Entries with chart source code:

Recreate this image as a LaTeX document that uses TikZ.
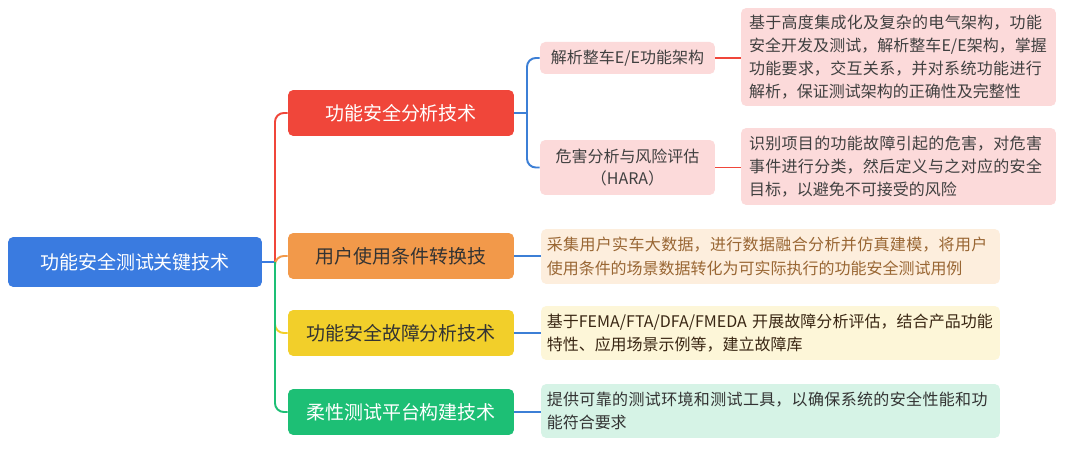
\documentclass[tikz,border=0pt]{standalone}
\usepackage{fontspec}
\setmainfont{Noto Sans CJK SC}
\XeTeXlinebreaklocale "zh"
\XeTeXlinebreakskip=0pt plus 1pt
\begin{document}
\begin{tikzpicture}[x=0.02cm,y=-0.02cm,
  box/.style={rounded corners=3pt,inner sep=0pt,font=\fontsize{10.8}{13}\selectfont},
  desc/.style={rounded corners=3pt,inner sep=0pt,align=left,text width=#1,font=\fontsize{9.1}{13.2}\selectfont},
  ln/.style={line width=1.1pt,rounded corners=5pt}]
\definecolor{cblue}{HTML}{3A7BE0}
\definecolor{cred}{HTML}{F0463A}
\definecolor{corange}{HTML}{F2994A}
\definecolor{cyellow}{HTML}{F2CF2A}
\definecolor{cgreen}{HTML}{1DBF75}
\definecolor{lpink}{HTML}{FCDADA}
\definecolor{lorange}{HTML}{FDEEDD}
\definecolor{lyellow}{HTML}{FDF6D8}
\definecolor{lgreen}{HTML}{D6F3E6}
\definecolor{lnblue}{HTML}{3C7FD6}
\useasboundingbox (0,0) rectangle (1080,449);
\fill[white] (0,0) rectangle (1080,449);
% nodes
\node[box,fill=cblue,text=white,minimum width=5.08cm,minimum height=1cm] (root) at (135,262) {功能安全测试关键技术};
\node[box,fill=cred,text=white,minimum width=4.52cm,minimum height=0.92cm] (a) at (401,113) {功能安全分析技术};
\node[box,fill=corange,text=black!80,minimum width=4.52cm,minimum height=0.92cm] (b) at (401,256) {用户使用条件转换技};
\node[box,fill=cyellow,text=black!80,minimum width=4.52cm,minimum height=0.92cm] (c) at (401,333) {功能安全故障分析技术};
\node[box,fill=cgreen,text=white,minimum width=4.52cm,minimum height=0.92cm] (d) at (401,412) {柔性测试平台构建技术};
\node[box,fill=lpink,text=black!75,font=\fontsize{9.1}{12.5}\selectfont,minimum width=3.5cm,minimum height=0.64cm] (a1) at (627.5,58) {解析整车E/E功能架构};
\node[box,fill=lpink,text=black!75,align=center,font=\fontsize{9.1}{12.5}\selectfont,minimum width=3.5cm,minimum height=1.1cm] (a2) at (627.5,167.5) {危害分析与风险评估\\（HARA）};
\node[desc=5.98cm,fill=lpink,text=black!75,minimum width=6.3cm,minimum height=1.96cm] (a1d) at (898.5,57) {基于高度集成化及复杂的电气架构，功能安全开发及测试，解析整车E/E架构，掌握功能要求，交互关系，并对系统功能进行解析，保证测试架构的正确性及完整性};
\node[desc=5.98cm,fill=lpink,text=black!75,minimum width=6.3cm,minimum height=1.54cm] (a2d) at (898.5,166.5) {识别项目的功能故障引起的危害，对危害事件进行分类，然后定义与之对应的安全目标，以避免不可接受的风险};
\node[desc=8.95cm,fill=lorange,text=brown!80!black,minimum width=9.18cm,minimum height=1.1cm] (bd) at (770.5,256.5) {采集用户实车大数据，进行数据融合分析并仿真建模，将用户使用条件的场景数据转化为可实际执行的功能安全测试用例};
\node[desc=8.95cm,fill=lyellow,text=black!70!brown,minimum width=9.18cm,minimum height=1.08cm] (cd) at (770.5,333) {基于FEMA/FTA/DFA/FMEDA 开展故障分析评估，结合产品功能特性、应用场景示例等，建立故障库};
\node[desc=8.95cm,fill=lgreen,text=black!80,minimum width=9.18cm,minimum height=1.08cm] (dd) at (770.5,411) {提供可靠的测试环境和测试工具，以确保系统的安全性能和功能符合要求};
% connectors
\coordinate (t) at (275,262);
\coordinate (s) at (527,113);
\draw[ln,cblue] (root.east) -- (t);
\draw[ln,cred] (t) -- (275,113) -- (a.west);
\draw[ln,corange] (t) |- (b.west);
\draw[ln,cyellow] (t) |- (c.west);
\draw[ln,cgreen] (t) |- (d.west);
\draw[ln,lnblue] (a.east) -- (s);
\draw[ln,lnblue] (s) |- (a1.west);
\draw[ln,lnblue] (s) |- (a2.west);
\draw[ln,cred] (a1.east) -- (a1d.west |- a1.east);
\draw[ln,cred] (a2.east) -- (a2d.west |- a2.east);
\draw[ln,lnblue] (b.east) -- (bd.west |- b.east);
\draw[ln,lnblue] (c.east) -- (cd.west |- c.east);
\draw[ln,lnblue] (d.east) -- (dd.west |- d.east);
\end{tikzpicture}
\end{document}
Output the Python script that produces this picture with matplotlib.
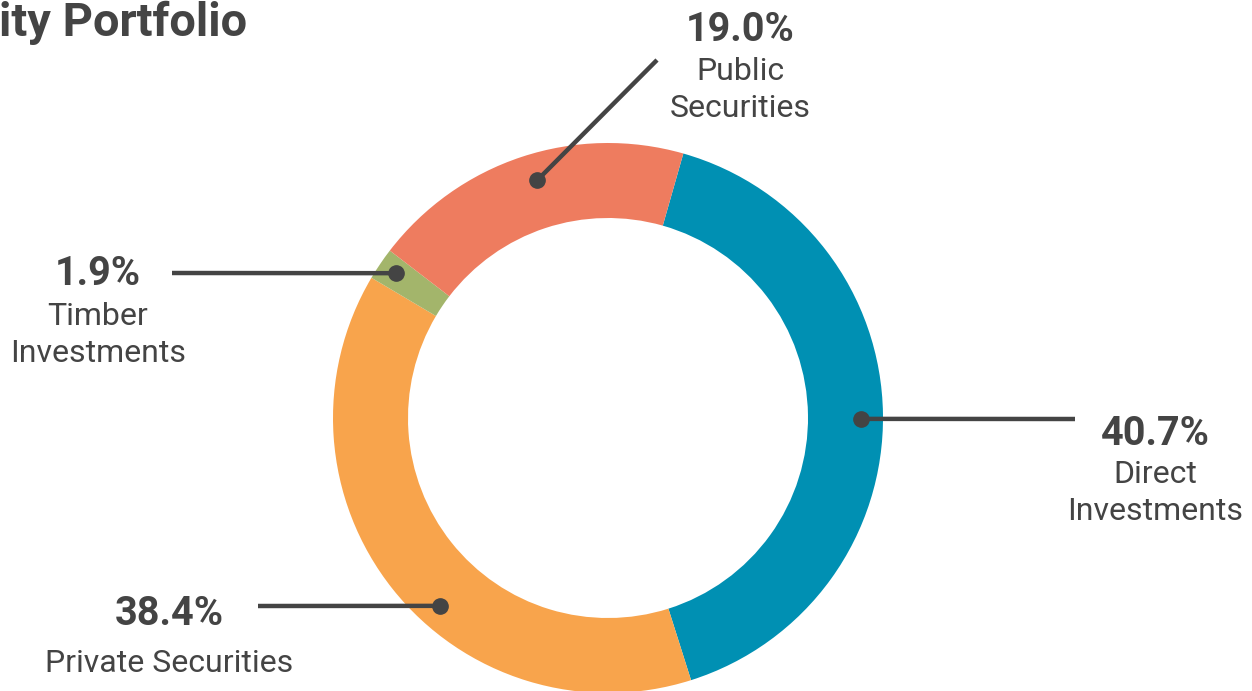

> **SHORT EXERCISE**: Your copy of the data should match it exactly, except that pictures are left out.

> **RESPONSE**:
Recreate this image as a LaTeX document that uses TikZ.
\documentclass[tikz,border=0pt]{standalone}
\usepackage{fontspec}
\setmainfont{Noto Sans CJK SC}
\XeTeXlinebreaklocale "zh"
\XeTeXlinebreakskip=0pt plus 1pt
\begin{document}
\begin{tikzpicture}[x=0.02cm,y=-0.02cm,
  box/.style={rounded corners=3pt,inner sep=0pt,font=\fontsize{10.8}{13}\selectfont},
  desc/.style={rounded corners=3pt,inner sep=0pt,align=left,text width=#1,font=\fontsize{9.1}{13.2}\selectfont},
  ln/.style={line width=1.1pt,rounded corners=5pt}]
\definecolor{cblue}{HTML}{3A7BE0}
\definecolor{cred}{HTML}{F0463A}
\definecolor{corange}{HTML}{F2994A}
\definecolor{cyellow}{HTML}{F2CF2A}
\definecolor{cgreen}{HTML}{1DBF75}
\definecolor{lpink}{HTML}{FCDADA}
\definecolor{lorange}{HTML}{FDEEDD}
\definecolor{lyellow}{HTML}{FDF6D8}
\definecolor{lgreen}{HTML}{D6F3E6}
\definecolor{lnblue}{HTML}{3C7FD6}
\useasboundingbox (0,0) rectangle (1080,449);
\fill[white] (0,0) rectangle (1080,449);
% nodes
\node[box,fill=cblue,text=white,minimum width=5.08cm,minimum height=1cm] (root) at (135,262) {功能安全测试关键技术};
\node[box,fill=cred,text=white,minimum width=4.52cm,minimum height=0.92cm] (a) at (401,113) {功能安全分析技术};
\node[box,fill=corange,text=black!80,minimum width=4.52cm,minimum height=0.92cm] (b) at (401,256) {用户使用条件转换技};
\node[box,fill=cyellow,text=black!80,minimum width=4.52cm,minimum height=0.92cm] (c) at (401,333) {功能安全故障分析技术};
\node[box,fill=cgreen,text=white,minimum width=4.52cm,minimum height=0.92cm] (d) at (401,412) {柔性测试平台构建技术};
\node[box,fill=lpink,text=black!75,font=\fontsize{9.1}{12.5}\selectfont,minimum width=3.5cm,minimum height=0.64cm] (a1) at (627.5,58) {解析整车E/E功能架构};
\node[box,fill=lpink,text=black!75,align=center,font=\fontsize{9.1}{12.5}\selectfont,minimum width=3.5cm,minimum height=1.1cm] (a2) at (627.5,167.5) {危害分析与风险评估\\（HARA）};
\node[desc=5.98cm,fill=lpink,text=black!75,minimum width=6.3cm,minimum height=1.96cm] (a1d) at (898.5,57) {基于高度集成化及复杂的电气架构，功能安全开发及测试，解析整车E/E架构，掌握功能要求，交互关系，并对系统功能进行解析，保证测试架构的正确性及完整性};
\node[desc=5.98cm,fill=lpink,text=black!75,minimum width=6.3cm,minimum height=1.54cm] (a2d) at (898.5,166.5) {识别项目的功能故障引起的危害，对危害事件进行分类，然后定义与之对应的安全目标，以避免不可接受的风险};
\node[desc=8.95cm,fill=lorange,text=brown!80!black,minimum width=9.18cm,minimum height=1.1cm] (bd) at (770.5,256.5) {采集用户实车大数据，进行数据融合分析并仿真建模，将用户使用条件的场景数据转化为可实际执行的功能安全测试用例};
\node[desc=8.95cm,fill=lyellow,text=black!70!brown,minimum width=9.18cm,minimum height=1.08cm] (cd) at (770.5,333) {基于FEMA/FTA/DFA/FMEDA 开展故障分析评估，结合产品功能特性、应用场景示例等，建立故障库};
\node[desc=8.95cm,fill=lgreen,text=black!80,minimum width=9.18cm,minimum height=1.08cm] (dd) at (770.5,411) {提供可靠的测试环境和测试工具，以确保系统的安全性能和功能符合要求};
% connectors
\coordinate (t) at (275,262);
\coordinate (s) at (527,113);
\draw[ln,cblue] (root.east) -- (t);
\draw[ln,cred] (t) -- (275,113) -- (a.west);
\draw[ln,corange] (t) |- (b.west);
\draw[ln,cyellow] (t) |- (c.west);
\draw[ln,cgreen] (t) |- (d.west);
\draw[ln,lnblue] (a.east) -- (s);
\draw[ln,lnblue] (s) |- (a1.west);
\draw[ln,lnblue] (s) |- (a2.west);
\draw[ln,cred] (a1.east) -- (a1d.west |- a1.east);
\draw[ln,cred] (a2.east) -- (a2d.west |- a2.east);
\draw[ln,lnblue] (b.east) -- (bd.west |- b.east);
\draw[ln,lnblue] (c.east) -- (cd.west |- c.east);
\draw[ln,lnblue] (d.east) -- (dd.west |- d.east);
\end{tikzpicture}
\end{document}
Output the Python script that produces this picture with matplotlib.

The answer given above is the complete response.